> [EXERCISE REQUIREMENTS]
Copy every line with the string "chart" in it.

> [SOURCE EXCERPT]

________________________

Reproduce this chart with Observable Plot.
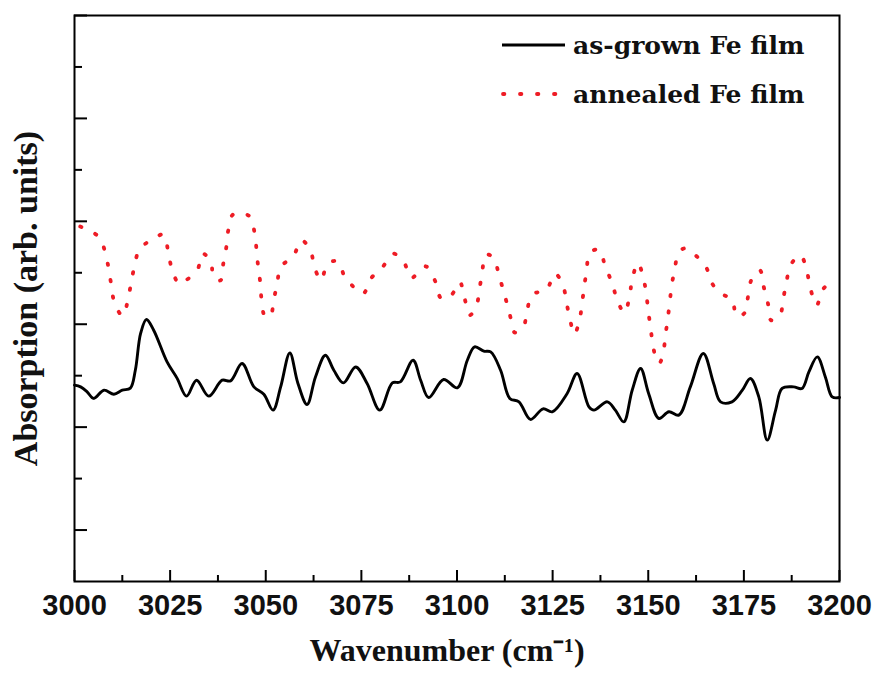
<!DOCTYPE html>
<html>
<head>
<meta charset="utf-8">
<script src="https://cdn.jsdelivr.net/npm/d3@7"></script>
<script src="https://cdn.jsdelivr.net/npm/@observablehq/plot@0.6"></script>
<style>
  body { margin: 0; background: #fff; }
  #chart { width: 874px; height: 677px; }
</style>
</head>
<body>
<div id="chart"></div>
<script>
// ---- data ----
const seriesNames = ["as-grown Fe film", "annealed Fe film"];
const xLabel = "Wavenumber (cm\u207B\u00B9)";
const yLabel = "Absorption (arb. units)";

const asGrownWavenumber = [3000, 3001.6, 3003.3, 3005.0, 3007.7, 3010.3, 3012.5, 3014.6, 3015.9, 3017.3, 3018.8, 3020.7, 3024.2, 3026.8, 3029.3, 3031.9, 3035.1, 3038.6, 3040.8, 3043.8, 3046.9, 3049.5, 3051.9, 3053.9, 3056.3, 3058.4, 3060.8, 3063.0, 3065.6, 3067.8, 3070.3, 3073.5, 3076.5, 3079.8, 3083.1, 3085.2, 3088.5, 3090.5, 3092.6, 3096.5, 3100.1, 3102.7, 3104.6, 3107.0, 3108.8, 3111.4, 3113.8, 3116.2, 3119.2, 3122.5, 3124.9, 3128.8, 3131.4, 3134.5, 3135.8, 3139.3, 3141.4, 3143.6, 3145.8, 3148.0, 3150.1, 3152.8, 3155.4, 3158.0, 3161.0, 3164.4, 3167.1, 3168.9, 3171.9, 3174.6, 3176.7, 3178.9, 3181.1, 3183.3, 3185.0, 3188.0, 3190.2, 3192.0, 3194.2, 3196.3, 3198.1, 3200];
const asGrownAbsorption = [1.408, 1.391, 1.343, 1.279, 1.359, 1.320, 1.359, 1.379, 1.553, 1.913, 2.046, 1.942, 1.634, 1.476, 1.301, 1.456, 1.301, 1.456, 1.450, 1.618, 1.391, 1.320, 1.165, 1.391, 1.721, 1.427, 1.220, 1.488, 1.699, 1.553, 1.430, 1.585, 1.424, 1.165, 1.430, 1.440, 1.650, 1.456, 1.288, 1.463, 1.382, 1.650, 1.780, 1.738, 1.731, 1.553, 1.279, 1.246, 1.075, 1.178, 1.149, 1.327, 1.521, 1.197, 1.165, 1.246, 1.165, 1.051, 1.359, 1.570, 1.327, 1.084, 1.149, 1.117, 1.391, 1.716, 1.424, 1.246, 1.246, 1.359, 1.473, 1.294, 0.874, 1.165, 1.376, 1.391, 1.376, 1.537, 1.683, 1.488, 1.294, 1.288];

const annealedWavenumber = [3001.5, 3006.4, 3008.1, 3009.0, 3009.7, 3010.5, 3012.6, 3014.0, 3014.8, 3015.7, 3017.0, 3020.7, 3023.3, 3024.5, 3025.4, 3027.3, 3028.8, 3032.1, 3033.4, 3035.6, 3036.4, 3038.2, 3038.9, 3039.7, 3040.2, 3041.5, 3045.8, 3047.1, 3047.6, 3048.0, 3048.6, 3048.9, 3049.8, 3051.2, 3052.1, 3053.0, 3053.9, 3057.2, 3059.3, 3061.7, 3062.7, 3064.5, 3066.1, 3068.7, 3070.8, 3071.7, 3075.4, 3077.6, 3080.4, 3083.3, 3086.1, 3088.0, 3091.8, 3094.4, 3095.9, 3098.5, 3100.7, 3102.0, 3103.3, 3105.1, 3105.9, 3106.6, 3107.5, 3109.6, 3110.9, 3112.1, 3113.3, 3114.4, 3115.1, 3117.3, 3118.3, 3119.7, 3123.4, 3125.6, 3127.7, 3128.6, 3129.5, 3130.7, 3132.1, 3132.7, 3133.3, 3133.9, 3134.7, 3137.1, 3138.8, 3140.6, 3141.9, 3143.8, 3145.1, 3145.8, 3147.3, 3148.7, 3149.5, 3150.0, 3150.6, 3151.2, 3152.2, 3152.9, 3153.9, 3154.5, 3155.1, 3155.6, 3156.1, 3156.9, 3158.0, 3159.7, 3161.3, 3165.0, 3166.7, 3169.1, 3171.9, 3173.1, 3175.2, 3176.1, 3177.0, 3179.2, 3180.2, 3181.3, 3182.1, 3184.4, 3185.3, 3186.1, 3187.2, 3189.8, 3191.5, 3192.4, 3194.0, 3195.7, 3198.1];
const annealedAbsorption = [2.95, 2.848, 2.686, 2.524, 2.362, 2.201, 2.081, 2.243, 2.405, 2.566, 2.728, 2.832, 2.871, 2.702, 2.547, 2.395, 2.420, 2.524, 2.686, 2.615, 2.453, 2.427, 2.589, 2.751, 2.913, 3.068, 3.049, 2.881, 2.718, 2.563, 2.395, 2.240, 2.078, 2.078, 2.240, 2.395, 2.557, 2.660, 2.816, 2.718, 2.557, 2.427, 2.583, 2.612, 2.444, 2.411, 2.297, 2.450, 2.547, 2.686, 2.605, 2.450, 2.563, 2.411, 2.250, 2.282, 2.411, 2.250, 2.087, 2.184, 2.347, 2.508, 2.677, 2.644, 2.485, 2.330, 2.168, 2.007, 1.919, 1.968, 2.129, 2.288, 2.337, 2.492, 2.379, 2.217, 2.055, 1.903, 2.055, 2.207, 2.372, 2.531, 2.692, 2.725, 2.557, 2.395, 2.233, 2.110, 2.272, 2.434, 2.595, 2.453, 2.291, 2.129, 1.968, 1.806, 1.644, 1.620, 1.721, 1.893, 2.055, 2.207, 2.369, 2.531, 2.702, 2.738, 2.702, 2.563, 2.395, 2.298, 2.240, 2.078, 2.110, 2.272, 2.434, 2.524, 2.362, 2.201, 2.039, 2.087, 2.250, 2.401, 2.573, 2.670, 2.508, 2.347, 2.184, 2.340, 2.427];

const xMajorTicks = [3000, 3025, 3050, 3075, 3100, 3125, 3150, 3175, 3200];
const xMinorTicks = [3012.5, 3037.5, 3062.5, 3087.5, 3112.5, 3137.5, 3162.5, 3187.5];
const yMajorTicks = [0, 1, 2, 3, 4, 5];
const yMinorTicks = [0.5, 1.5, 2.5, 3.5, 4.5];

// ---- build tables ----
const asGrown = asGrownWavenumber.map((w, i) => ({w, a: asGrownAbsorption[i]}));
const annealed = annealedWavenumber.map((w, i) => ({w, a: annealedAbsorption[i]}));

const W = 874, H = 677, mL = 74, mR = 35, mT = 15, mB = 96;
const innerW = W - mL - mR, innerH = H - mT - mB;
const titleFont = "'Liberation Serif', 'Times New Roman', serif";
const legendFont = "'DejaVu Serif', serif";
const tickFont = "'Liberation Sans', Arial, sans-serif";
const redColor = "#ee1c25";

const chart = Plot.plot({
  width: W, height: H,
  marginLeft: mL, marginRight: mR, marginTop: mT, marginBottom: mB,
  x: {domain: [3000, 3200], label: null},
  y: {domain: [-0.5, 5], axis: null, label: null},
  marks: [
    Plot.line(annealed, {x: "w", y: "a", stroke: redColor, strokeWidth: 3.8, strokeLinecap: "round", strokeDasharray: "1.4 15.2", curve: "catmull-rom"}),
    Plot.line(asGrown, {x: "w", y: "a", stroke: "black", strokeWidth: 2.9, curve: "catmull-rom"}),
    Plot.tickX(xMajorTicks, {x: d => d, insetTop: innerH - 11, stroke: "black", strokeWidth: 2}),
    Plot.tickX(xMinorTicks, {x: d => d, insetTop: innerH - 6, stroke: "black", strokeWidth: 2}),
    Plot.tickY(yMajorTicks, {y: d => d, insetRight: innerW - 13, stroke: "black", strokeWidth: 2}),
    Plot.tickY(yMinorTicks, {y: d => d, insetRight: innerW - 8, stroke: "black", strokeWidth: 2}),
    Plot.axisX(xMajorTicks, {tickSize: 0, tickPadding: 13, tickFormat: d => String(d), fontSize: 29, fontFamily: tickFont, fontWeight: "bold", fill: "#111", label: null, letterSpacing: -0.8}),
    Plot.frame({stroke: "black", strokeWidth: 2}),
    Plot.text([xLabel], {frameAnchor: "bottom", dy: 79, dx: -10, textAnchor: "middle", fontSize: 32, fontFamily: titleFont, fontWeight: "bold", fill: "#111"}),
    Plot.text([yLabel], {frameAnchor: "left", dx: -48, rotate: -90, textAnchor: "middle", fontSize: 34, fontFamily: titleFont, fontWeight: "bold", fill: "#111"})
  ]
});

// ---- legend inside the frame (top right) ----
const svg = d3.select(chart);
const lg = svg.append("g").attr("class", "legend").attr("text-anchor", "start");
const legendRows = [
  {name: seriesNames[0], stroke: "black", width: 2.9, dash: null, cap: "butt", y: 45},
  {name: seriesNames[1], stroke: redColor, width: 3.8, dash: "1.4 15.6", cap: "round", y: 94}
];
legendRows.forEach(r => {
  lg.append("line")
    .attr("x1", r.dash ? 503 : 502).attr("x2", r.dash ? 560 : 565)
    .attr("y1", r.y).attr("y2", r.y)
    .attr("stroke", r.stroke).attr("stroke-width", r.width)
    .attr("stroke-linecap", r.cap)
    .attr("stroke-dasharray", r.dash);
  lg.append("text")
    .attr("x", 573).attr("y", r.y + 9)
    .attr("text-anchor", "start")
    .attr("font-family", legendFont).attr("font-weight", "bold").attr("font-size", 25)
    .attr("fill", "#111")
    .text(r.name);
});

document.getElementById("chart").appendChild(chart);
</script>
</body>
</html>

________________________

> [TASK OUTPUT]
Reproduce this chart with Observable Plot.
  #chart { width: 874px; height: 677px; }
<div id="chart"></div>
const chart = Plot.plot({
const svg = d3.select(chart);
document.getElementById("chart").appendChild(chart);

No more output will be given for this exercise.